# Task prompt
Copy only what lies from the line containing "Write a Python" through the line containing "import seaborn as sns" in the entries below, keeping both end lines exact and dropping every picture.

== == ==

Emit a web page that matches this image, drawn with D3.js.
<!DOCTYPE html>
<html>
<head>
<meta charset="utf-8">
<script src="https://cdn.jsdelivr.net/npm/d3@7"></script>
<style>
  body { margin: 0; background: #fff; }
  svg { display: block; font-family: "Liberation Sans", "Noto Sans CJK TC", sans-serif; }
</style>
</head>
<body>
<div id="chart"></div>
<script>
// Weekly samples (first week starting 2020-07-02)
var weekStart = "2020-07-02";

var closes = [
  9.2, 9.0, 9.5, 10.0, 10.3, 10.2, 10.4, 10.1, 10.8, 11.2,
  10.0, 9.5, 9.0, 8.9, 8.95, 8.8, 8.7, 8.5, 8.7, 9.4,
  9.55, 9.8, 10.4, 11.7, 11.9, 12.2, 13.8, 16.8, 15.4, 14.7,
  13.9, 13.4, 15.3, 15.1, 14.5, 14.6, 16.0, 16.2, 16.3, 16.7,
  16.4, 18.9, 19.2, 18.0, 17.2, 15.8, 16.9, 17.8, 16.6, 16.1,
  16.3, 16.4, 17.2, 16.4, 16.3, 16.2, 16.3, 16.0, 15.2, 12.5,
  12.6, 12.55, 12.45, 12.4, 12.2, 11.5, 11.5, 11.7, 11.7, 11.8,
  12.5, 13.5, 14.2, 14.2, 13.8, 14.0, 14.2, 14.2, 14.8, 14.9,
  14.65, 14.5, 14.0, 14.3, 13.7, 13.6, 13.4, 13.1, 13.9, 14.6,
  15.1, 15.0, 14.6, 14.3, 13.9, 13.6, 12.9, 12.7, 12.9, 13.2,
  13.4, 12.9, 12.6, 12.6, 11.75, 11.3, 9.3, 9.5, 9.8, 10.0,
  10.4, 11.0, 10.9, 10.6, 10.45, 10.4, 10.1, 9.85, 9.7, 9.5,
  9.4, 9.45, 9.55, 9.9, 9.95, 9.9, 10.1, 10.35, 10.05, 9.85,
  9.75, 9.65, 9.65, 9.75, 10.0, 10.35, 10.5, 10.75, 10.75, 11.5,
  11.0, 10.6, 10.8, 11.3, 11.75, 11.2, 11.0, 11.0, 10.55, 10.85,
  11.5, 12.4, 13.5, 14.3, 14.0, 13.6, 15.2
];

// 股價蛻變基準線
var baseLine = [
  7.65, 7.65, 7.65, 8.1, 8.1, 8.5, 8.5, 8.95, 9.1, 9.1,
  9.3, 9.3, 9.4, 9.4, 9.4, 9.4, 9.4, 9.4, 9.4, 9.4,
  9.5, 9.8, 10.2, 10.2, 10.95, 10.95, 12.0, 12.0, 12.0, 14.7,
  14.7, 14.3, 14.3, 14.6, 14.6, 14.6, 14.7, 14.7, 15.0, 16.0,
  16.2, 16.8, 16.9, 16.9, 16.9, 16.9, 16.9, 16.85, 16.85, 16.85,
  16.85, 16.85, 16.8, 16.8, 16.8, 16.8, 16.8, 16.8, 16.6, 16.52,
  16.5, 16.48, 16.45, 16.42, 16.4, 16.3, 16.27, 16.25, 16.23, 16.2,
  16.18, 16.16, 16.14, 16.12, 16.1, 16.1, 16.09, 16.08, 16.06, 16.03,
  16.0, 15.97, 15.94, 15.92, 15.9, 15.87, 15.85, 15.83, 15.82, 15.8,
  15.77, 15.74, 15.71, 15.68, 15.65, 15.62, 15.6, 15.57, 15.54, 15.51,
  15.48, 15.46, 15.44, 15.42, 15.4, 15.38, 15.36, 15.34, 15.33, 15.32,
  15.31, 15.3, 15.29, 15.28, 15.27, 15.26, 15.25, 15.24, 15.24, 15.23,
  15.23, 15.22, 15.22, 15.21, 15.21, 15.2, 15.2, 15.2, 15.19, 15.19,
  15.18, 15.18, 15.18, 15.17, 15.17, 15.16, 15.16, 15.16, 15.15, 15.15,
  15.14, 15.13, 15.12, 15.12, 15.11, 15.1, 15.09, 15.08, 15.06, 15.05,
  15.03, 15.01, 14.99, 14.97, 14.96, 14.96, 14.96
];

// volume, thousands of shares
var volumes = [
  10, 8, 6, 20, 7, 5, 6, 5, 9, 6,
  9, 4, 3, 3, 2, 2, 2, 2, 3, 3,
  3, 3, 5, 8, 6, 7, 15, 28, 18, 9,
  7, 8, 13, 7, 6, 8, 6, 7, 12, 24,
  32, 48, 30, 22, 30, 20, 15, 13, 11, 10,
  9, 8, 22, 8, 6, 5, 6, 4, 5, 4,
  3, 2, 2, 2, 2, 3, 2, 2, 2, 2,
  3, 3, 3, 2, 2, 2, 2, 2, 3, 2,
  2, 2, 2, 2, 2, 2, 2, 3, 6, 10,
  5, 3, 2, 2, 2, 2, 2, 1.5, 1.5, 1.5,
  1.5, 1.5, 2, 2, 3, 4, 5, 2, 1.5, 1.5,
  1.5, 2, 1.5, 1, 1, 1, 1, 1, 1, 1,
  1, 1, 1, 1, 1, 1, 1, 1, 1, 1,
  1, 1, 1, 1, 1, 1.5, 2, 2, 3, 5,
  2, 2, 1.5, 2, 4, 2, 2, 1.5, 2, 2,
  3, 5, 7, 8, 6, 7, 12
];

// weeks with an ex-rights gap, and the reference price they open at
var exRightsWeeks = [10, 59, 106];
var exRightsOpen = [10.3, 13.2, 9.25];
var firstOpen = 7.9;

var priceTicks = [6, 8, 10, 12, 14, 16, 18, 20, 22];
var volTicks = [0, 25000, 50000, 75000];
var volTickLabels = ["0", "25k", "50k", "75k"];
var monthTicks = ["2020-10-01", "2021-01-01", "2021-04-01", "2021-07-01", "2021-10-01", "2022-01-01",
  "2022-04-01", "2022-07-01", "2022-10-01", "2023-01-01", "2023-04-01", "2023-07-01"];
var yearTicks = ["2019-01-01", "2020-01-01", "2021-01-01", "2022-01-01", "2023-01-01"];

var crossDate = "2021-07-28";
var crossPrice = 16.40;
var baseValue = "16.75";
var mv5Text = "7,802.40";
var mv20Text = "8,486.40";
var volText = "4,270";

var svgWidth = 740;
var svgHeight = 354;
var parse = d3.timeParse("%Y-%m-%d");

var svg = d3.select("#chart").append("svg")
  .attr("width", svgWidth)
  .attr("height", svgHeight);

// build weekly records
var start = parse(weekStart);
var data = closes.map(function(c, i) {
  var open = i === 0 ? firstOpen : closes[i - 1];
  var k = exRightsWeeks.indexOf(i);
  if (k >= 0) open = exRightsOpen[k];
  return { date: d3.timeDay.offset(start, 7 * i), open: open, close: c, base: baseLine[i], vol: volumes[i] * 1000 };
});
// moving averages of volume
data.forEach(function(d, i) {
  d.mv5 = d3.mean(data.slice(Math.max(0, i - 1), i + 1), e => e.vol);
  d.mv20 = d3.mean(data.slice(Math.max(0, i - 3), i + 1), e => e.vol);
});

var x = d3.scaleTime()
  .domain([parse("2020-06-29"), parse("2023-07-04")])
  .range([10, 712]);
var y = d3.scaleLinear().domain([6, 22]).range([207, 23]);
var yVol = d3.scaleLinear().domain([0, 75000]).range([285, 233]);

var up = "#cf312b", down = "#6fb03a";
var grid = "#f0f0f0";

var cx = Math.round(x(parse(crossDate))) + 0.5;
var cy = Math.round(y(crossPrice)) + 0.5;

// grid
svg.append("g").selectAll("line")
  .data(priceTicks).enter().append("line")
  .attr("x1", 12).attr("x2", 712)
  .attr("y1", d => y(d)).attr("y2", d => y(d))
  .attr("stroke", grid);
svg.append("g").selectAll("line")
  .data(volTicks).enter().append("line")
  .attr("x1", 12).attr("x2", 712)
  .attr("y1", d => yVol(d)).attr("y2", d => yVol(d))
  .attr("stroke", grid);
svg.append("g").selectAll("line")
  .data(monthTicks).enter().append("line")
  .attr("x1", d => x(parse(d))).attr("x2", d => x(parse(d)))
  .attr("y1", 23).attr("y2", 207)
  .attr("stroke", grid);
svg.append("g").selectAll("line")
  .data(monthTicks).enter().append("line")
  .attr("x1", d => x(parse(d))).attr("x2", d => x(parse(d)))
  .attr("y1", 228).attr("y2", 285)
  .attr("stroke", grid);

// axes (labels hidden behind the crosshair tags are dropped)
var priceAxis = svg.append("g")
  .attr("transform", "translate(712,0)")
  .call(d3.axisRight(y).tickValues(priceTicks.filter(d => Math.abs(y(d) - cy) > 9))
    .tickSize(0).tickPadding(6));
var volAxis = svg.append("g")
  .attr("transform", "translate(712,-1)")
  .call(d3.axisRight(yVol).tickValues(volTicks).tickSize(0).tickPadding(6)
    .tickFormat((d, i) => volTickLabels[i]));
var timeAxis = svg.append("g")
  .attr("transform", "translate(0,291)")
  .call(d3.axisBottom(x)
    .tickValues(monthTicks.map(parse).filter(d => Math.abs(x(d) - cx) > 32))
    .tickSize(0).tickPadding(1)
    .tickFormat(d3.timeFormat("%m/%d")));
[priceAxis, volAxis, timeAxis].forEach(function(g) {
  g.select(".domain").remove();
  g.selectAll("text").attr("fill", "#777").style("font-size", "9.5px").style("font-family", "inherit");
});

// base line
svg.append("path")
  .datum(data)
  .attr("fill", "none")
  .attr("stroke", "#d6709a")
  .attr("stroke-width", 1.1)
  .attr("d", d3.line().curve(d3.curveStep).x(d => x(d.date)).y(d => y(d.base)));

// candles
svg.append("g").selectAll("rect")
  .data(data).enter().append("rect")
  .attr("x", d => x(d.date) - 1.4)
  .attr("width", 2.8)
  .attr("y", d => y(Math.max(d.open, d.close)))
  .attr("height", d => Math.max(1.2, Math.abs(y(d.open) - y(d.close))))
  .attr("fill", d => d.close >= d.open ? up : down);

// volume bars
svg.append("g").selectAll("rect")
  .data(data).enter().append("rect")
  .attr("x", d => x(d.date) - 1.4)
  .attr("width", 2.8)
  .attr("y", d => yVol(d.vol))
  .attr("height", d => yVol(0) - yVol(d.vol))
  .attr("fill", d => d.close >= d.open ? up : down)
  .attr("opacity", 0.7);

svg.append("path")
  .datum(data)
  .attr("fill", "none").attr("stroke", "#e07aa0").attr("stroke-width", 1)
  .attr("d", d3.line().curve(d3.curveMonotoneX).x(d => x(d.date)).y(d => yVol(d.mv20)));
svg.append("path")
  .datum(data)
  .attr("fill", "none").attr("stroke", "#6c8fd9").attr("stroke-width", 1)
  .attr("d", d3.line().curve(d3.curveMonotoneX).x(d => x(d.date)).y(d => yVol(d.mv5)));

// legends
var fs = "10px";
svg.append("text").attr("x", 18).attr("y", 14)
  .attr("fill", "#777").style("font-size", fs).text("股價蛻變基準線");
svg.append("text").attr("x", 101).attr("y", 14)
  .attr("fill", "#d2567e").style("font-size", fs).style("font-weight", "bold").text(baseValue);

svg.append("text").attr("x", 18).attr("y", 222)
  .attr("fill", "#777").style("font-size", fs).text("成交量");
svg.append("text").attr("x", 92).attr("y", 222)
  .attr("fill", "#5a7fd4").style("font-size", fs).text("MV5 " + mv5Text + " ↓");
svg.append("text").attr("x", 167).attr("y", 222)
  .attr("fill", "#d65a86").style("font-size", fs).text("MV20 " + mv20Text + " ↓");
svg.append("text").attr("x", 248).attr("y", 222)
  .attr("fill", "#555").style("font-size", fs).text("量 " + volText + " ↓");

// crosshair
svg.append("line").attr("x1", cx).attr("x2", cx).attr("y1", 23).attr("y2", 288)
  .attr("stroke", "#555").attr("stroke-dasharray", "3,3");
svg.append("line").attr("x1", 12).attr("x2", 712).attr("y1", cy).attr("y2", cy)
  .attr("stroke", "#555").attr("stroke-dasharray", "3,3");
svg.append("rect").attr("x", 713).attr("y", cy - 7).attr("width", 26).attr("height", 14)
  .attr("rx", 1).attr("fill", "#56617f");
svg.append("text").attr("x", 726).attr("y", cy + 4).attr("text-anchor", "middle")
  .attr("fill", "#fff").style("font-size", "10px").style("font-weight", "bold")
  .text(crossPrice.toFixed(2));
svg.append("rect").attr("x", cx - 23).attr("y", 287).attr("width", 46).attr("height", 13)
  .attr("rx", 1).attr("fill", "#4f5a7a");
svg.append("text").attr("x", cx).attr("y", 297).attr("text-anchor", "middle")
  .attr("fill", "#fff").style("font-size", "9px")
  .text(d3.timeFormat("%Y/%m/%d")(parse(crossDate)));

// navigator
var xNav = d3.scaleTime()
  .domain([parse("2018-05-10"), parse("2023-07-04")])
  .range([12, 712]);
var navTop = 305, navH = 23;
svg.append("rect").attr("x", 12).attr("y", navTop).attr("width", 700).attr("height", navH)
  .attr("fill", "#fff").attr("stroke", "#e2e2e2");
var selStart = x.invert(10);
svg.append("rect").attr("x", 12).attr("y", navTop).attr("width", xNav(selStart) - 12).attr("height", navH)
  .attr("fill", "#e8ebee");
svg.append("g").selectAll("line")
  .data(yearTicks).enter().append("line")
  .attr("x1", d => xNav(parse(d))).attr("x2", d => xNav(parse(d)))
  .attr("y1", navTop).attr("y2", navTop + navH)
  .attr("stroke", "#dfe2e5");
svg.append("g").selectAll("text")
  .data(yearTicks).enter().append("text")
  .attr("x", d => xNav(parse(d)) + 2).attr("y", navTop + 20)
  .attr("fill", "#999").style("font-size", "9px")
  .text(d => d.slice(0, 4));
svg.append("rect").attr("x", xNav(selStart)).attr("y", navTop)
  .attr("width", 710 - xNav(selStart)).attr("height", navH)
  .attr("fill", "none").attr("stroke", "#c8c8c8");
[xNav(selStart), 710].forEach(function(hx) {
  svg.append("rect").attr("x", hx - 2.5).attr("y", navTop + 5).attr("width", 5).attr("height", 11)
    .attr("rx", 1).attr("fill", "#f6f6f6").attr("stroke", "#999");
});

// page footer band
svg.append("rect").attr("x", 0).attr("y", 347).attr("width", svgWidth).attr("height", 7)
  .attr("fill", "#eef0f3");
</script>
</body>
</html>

== == ==

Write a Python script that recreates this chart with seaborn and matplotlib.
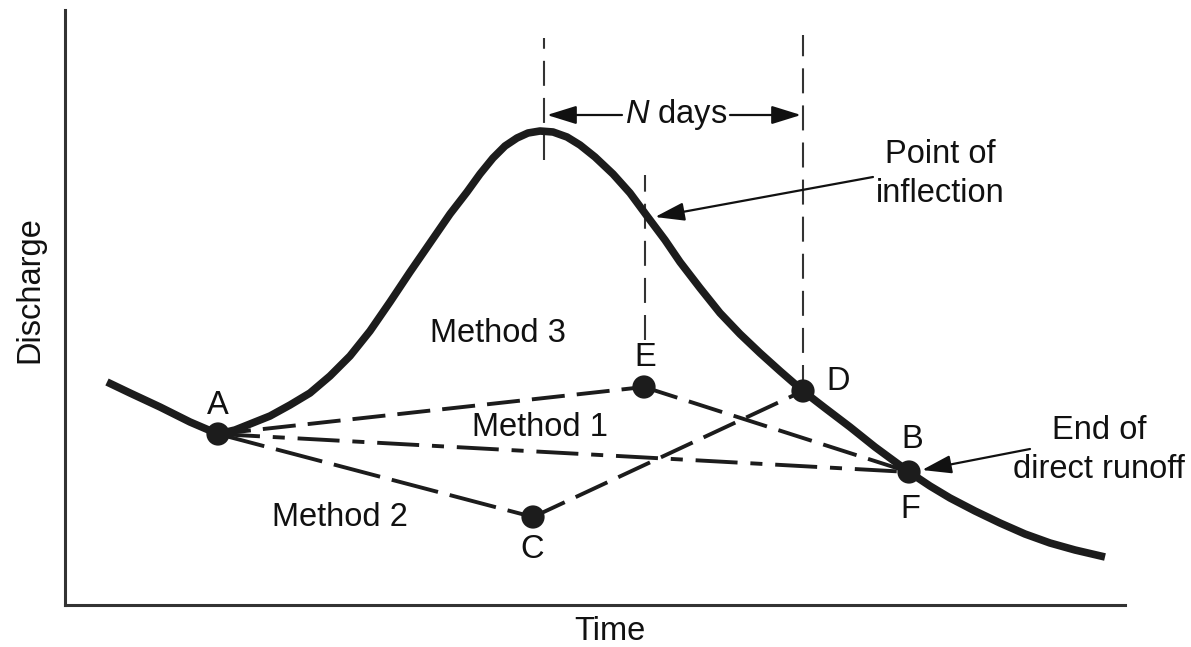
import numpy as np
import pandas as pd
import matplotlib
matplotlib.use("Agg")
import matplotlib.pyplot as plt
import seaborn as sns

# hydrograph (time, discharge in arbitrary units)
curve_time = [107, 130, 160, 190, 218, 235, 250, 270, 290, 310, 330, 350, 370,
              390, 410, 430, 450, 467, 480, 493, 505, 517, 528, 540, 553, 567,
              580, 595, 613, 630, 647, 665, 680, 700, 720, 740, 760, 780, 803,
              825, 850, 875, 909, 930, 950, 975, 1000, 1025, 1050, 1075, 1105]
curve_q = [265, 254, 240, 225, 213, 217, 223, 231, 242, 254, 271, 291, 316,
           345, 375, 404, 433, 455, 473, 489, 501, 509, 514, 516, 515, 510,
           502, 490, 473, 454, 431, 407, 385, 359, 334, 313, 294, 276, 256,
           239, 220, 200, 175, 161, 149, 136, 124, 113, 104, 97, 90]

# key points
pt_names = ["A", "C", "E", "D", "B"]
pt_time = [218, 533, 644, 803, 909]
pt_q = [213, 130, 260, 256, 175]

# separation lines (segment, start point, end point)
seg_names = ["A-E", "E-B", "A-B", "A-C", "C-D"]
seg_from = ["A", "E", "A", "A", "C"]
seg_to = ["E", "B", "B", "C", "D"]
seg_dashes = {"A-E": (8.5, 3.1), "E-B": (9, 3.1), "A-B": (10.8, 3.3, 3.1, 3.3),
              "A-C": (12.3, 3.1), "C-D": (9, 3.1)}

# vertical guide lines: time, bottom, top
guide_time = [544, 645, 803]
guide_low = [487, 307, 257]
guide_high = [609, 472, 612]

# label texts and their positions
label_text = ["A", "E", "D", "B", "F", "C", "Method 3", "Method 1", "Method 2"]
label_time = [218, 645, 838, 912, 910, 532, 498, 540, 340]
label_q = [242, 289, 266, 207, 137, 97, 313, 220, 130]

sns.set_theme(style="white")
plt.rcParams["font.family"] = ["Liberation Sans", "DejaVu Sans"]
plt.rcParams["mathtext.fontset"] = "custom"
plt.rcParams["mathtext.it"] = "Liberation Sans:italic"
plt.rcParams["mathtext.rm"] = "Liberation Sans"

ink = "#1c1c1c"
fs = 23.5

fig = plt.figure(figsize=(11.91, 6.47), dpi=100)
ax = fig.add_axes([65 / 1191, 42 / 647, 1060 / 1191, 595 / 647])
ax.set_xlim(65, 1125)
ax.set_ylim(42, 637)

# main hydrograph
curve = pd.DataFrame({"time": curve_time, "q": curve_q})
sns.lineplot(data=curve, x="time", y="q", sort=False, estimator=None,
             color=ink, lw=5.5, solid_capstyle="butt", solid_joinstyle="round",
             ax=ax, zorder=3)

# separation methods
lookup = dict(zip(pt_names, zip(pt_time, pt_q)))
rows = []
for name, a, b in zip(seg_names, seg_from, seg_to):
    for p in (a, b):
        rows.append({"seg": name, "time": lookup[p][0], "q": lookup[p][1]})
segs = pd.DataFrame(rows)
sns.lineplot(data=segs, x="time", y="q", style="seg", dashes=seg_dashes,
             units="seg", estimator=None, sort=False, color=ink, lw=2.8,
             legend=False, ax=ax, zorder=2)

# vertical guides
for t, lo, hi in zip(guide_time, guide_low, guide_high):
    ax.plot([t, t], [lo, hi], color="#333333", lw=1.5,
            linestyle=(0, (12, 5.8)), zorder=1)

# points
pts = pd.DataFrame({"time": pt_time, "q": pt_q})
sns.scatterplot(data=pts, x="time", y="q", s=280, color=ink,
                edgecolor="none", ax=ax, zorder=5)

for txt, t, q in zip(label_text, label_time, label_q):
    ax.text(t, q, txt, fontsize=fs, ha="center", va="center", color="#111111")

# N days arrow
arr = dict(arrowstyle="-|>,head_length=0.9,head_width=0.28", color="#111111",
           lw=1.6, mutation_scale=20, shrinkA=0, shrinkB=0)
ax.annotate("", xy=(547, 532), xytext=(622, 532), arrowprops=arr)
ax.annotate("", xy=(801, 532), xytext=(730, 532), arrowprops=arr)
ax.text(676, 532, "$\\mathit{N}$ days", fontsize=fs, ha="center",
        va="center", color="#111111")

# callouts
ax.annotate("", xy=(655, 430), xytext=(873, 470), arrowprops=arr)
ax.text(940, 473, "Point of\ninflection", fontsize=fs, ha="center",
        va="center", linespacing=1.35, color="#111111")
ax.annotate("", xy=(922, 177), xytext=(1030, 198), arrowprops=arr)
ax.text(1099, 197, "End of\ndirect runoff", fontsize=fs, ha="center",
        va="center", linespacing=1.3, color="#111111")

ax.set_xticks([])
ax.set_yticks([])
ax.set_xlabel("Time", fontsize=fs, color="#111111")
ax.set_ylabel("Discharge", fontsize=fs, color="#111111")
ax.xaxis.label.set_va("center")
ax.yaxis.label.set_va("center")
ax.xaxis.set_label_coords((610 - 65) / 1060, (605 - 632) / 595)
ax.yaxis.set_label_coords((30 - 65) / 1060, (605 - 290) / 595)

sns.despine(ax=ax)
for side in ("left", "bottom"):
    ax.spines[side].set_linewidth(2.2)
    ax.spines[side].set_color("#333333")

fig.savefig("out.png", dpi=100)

== == ==

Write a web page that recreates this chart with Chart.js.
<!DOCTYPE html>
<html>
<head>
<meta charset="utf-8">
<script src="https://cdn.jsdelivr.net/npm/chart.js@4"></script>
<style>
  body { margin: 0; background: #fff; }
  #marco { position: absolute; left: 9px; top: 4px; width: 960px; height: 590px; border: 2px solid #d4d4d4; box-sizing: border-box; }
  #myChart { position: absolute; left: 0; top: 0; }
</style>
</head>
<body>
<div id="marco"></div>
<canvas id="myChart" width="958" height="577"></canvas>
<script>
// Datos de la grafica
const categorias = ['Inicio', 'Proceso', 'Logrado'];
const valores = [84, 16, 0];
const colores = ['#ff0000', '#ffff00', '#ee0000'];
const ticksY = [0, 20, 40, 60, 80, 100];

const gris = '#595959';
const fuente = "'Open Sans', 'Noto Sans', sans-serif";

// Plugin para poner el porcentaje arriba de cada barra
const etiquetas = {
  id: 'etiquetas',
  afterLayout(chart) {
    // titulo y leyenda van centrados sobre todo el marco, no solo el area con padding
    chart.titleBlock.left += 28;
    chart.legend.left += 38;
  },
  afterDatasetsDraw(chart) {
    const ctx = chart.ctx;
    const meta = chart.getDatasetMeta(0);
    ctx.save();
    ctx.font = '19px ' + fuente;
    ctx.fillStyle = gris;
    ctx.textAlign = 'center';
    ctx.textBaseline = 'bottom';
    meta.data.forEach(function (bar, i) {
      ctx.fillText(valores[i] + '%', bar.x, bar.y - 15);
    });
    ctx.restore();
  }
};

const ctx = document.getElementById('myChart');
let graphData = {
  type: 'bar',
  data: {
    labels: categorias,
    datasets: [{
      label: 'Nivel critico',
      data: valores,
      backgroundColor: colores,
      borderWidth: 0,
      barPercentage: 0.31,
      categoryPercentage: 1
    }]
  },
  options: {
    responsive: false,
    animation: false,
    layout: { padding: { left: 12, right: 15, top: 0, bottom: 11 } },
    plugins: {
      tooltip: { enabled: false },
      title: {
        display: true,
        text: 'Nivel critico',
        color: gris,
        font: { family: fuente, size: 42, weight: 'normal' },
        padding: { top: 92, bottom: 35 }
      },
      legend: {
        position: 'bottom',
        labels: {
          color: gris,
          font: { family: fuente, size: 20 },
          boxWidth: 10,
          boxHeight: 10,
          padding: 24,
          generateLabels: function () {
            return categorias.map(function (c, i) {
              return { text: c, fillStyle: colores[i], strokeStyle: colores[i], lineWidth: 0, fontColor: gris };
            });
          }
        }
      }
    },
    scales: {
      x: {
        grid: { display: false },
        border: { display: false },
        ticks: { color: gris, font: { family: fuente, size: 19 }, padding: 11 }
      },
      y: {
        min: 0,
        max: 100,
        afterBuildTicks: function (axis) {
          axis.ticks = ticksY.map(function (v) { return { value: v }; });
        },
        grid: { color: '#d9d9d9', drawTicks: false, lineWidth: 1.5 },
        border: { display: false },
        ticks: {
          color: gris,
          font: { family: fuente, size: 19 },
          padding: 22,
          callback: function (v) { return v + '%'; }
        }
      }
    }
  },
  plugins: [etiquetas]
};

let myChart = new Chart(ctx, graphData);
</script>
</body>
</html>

== == ==

# Answer in full
Write a Python script that recreates this chart with seaborn and matplotlib.
import numpy as np
import pandas as pd
import matplotlib
matplotlib.use("Agg")
import matplotlib.pyplot as plt
import seaborn as sns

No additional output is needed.